Você  trouxe  para  o Brasil o debate do  bem-estar animal e teve participação decisiva na elaboração da Lei n° 11.794/2008, que regulamenta o uso de animais para fins científicos. Pode nos contar um pouco sobre esse debate?

Não haver regulamentação alguma fazia com que os animais usados em experimentação fossem usados de forma aleatória, em grande número e sem uma harmonização dos procedimentos realizados. Porém já havia a inquietação em ter algum recurso normativo que regulamentasse o uso de animais em ensino, pesquisa e testes. Em 1995, Sérgio Arouca, pesquisador da Fiocruz, elaborou, junto com outros pesquisadores, um projeto de  lei (PL) regulamentando o uso de animais em experimentação. No início de 2008, com o apoio da bancada goiana, o PL foi aprovado por unanimidade. Em seguida, fui convidada a fazer parte do grupo de trabalho que elaborou o Decreto Lei n° 6.899/09 que regulamenta esta lei. Como a lei tramitou por 13 anos, Arouca faleceu em 2003 sem ter visto sua aprovação, e ela foi batizada em sua homenagem como Lei Arouca.

É possível fazer pesquisa sem causar dor e sofrimento aos animais?

Atualmente não só é possível como também é mandatório por lei e pelos princípios éticos que regem o uso de animais em pesquisa, ensino e testes. Temos o Princípio Ético dos 3 R´s (3 palavras inglesas que começam pela letra R: replacement, reduction e refinement), segundo o qual devemos sempre buscar alternativas ao uso de animais em  pesquisa,  ensino  ou  testes,  utilizar o menor número possível e evitar que tenham dor e sofrimento.

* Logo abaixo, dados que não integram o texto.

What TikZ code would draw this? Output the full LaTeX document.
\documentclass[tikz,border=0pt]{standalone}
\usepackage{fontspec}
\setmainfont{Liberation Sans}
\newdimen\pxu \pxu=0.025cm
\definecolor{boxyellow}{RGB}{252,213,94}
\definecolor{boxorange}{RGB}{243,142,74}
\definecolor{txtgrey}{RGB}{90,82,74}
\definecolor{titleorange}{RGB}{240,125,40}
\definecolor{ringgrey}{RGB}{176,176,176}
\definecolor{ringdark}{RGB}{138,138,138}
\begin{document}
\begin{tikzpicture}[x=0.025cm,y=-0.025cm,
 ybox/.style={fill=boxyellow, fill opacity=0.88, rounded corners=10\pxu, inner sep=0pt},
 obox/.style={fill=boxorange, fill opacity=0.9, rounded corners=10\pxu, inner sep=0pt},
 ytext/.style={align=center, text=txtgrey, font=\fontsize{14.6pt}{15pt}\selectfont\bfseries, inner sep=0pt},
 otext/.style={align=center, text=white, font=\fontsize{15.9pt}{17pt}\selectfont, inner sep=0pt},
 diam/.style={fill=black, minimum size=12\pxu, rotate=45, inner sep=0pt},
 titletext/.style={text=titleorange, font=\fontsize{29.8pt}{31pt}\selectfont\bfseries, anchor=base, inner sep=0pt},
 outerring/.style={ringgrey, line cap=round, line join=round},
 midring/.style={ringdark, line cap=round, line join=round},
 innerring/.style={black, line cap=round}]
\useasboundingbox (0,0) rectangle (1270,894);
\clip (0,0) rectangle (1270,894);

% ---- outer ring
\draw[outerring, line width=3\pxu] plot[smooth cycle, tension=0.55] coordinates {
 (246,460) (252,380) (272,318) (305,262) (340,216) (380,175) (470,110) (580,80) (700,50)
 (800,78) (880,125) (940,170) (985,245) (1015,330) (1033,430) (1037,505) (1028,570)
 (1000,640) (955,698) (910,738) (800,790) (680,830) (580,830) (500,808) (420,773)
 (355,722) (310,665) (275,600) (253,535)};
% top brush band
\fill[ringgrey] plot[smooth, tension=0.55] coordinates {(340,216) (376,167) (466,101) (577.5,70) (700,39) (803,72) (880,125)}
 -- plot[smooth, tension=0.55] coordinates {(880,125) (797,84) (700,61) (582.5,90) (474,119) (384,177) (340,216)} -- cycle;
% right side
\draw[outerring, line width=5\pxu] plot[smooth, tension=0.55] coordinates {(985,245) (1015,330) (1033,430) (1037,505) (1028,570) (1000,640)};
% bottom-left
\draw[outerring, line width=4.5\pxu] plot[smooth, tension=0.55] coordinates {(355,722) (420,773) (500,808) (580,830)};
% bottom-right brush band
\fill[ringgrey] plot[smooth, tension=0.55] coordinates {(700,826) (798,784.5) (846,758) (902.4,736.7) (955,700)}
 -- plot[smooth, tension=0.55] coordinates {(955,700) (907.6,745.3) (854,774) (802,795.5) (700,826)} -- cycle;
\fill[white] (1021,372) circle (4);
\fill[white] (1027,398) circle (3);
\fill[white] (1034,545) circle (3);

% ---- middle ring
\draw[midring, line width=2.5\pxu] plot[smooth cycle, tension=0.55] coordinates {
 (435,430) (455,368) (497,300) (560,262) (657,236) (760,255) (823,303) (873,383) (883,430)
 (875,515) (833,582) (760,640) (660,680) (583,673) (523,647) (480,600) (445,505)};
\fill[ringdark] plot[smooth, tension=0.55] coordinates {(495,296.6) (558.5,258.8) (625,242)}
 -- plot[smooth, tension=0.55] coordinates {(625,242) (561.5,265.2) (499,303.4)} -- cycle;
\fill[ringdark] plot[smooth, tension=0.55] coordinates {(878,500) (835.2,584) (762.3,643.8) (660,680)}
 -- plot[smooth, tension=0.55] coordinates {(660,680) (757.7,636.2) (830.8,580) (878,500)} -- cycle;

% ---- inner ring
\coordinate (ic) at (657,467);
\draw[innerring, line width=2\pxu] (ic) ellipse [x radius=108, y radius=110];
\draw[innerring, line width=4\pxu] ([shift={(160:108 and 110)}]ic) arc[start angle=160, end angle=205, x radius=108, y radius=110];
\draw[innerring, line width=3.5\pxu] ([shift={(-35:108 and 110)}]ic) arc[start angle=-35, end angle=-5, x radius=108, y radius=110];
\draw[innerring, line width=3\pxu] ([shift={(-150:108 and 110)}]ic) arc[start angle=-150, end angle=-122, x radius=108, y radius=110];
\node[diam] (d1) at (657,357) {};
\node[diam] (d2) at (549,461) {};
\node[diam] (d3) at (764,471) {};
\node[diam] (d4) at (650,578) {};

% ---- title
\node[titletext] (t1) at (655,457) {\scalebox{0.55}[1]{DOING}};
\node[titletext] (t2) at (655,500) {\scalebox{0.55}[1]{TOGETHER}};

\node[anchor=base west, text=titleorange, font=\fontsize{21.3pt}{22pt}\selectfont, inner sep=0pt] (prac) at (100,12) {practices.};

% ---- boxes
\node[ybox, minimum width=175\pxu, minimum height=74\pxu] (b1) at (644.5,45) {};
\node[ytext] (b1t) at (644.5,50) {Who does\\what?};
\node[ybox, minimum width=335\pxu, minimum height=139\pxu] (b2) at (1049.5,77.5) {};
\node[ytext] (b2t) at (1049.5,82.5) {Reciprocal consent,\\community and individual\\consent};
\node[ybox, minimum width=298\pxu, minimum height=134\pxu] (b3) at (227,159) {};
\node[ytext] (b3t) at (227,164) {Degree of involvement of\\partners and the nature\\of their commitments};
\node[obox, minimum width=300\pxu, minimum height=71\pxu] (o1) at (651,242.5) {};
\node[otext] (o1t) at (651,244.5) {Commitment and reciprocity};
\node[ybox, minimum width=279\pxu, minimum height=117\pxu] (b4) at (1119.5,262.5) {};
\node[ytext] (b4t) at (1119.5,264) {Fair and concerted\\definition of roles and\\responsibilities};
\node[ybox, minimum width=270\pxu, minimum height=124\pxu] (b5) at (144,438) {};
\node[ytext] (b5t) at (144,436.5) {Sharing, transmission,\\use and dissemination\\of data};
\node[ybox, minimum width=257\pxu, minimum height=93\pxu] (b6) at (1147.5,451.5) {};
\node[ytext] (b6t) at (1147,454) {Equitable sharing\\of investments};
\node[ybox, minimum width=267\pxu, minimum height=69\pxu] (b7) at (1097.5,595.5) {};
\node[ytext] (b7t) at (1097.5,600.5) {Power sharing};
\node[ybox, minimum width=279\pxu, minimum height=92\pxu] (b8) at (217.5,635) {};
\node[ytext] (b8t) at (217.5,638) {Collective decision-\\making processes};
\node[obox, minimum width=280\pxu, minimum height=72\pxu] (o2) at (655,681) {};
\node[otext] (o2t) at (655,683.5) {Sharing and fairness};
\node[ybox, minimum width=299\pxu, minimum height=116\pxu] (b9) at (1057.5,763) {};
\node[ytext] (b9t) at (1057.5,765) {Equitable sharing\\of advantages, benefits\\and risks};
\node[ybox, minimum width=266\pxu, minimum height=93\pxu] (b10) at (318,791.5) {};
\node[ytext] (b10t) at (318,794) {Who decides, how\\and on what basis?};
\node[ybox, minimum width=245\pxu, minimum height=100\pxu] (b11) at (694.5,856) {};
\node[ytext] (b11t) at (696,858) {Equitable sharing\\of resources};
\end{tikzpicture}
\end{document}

Esses princípios são a base de todas as leis existentes relativas ao uso de animais em experimentação. Cabe ressaltar que a maioria das pesquisas com animais não causa sofrimento ou dor a eles. Para que um pesquisador possa conduzir um projeto de estudo que envolva animais deve seguir vários passos até que seu projeto seja aprovado, garantindo minimizar esses danos.

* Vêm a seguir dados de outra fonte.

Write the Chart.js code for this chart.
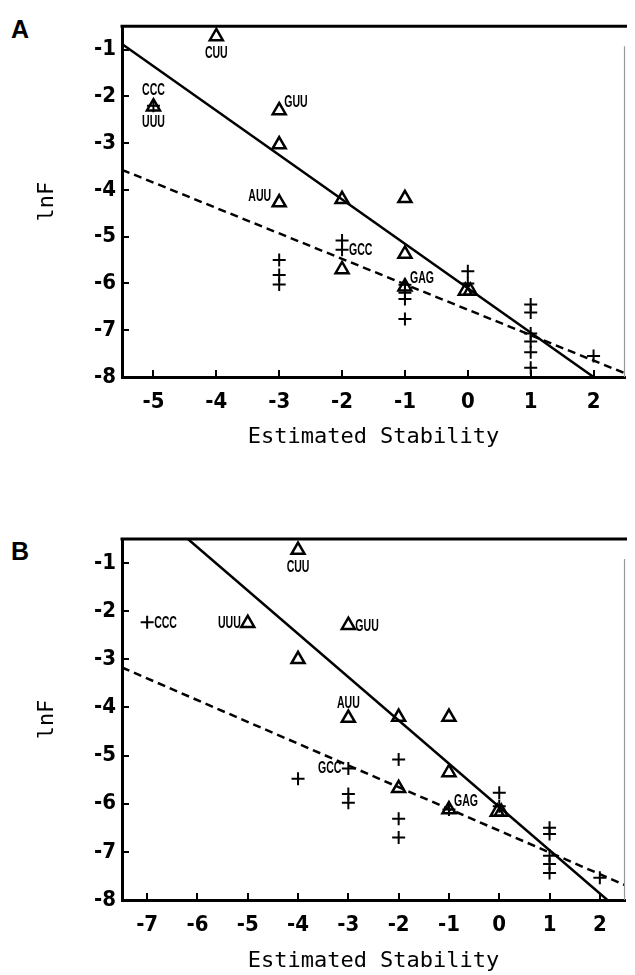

Como avalia o cenário da produção científica no Brasil? Em que aspectos é preciso avançar?

Creio que o Brasil tem uma grande e consistente produção científica em várias áreas, mas esbarramos em um grande empecilho que é a pouca importância dada à ciência por nossos gestores maiores. Nunca foi grande o aporte de verbas para a pesquisa e a cada ano vemos mais e mais cortes serem feitos. Como produzir sem este apoio econômico? Felizmente, os próprios pesquisadores têm nos dado esta resposta continuando a buscar alternativas aos grandes problemas que lhes são apresentados para que possamos ter um mundo melhor: uma melhor saúde para o homem, para  os animais e para o meio ambiente. A estes, todo meu respeito e minha admiração. Como avançar? Para que possamos nos tornar um país melhor, devemos dar mais importância à ciência, que é a mola propulsora do progresso. Sabe-se que todos os países mais desenvolvidos ou em maior processo de desenvolvimento investiram em educação, tecnologia e ciência.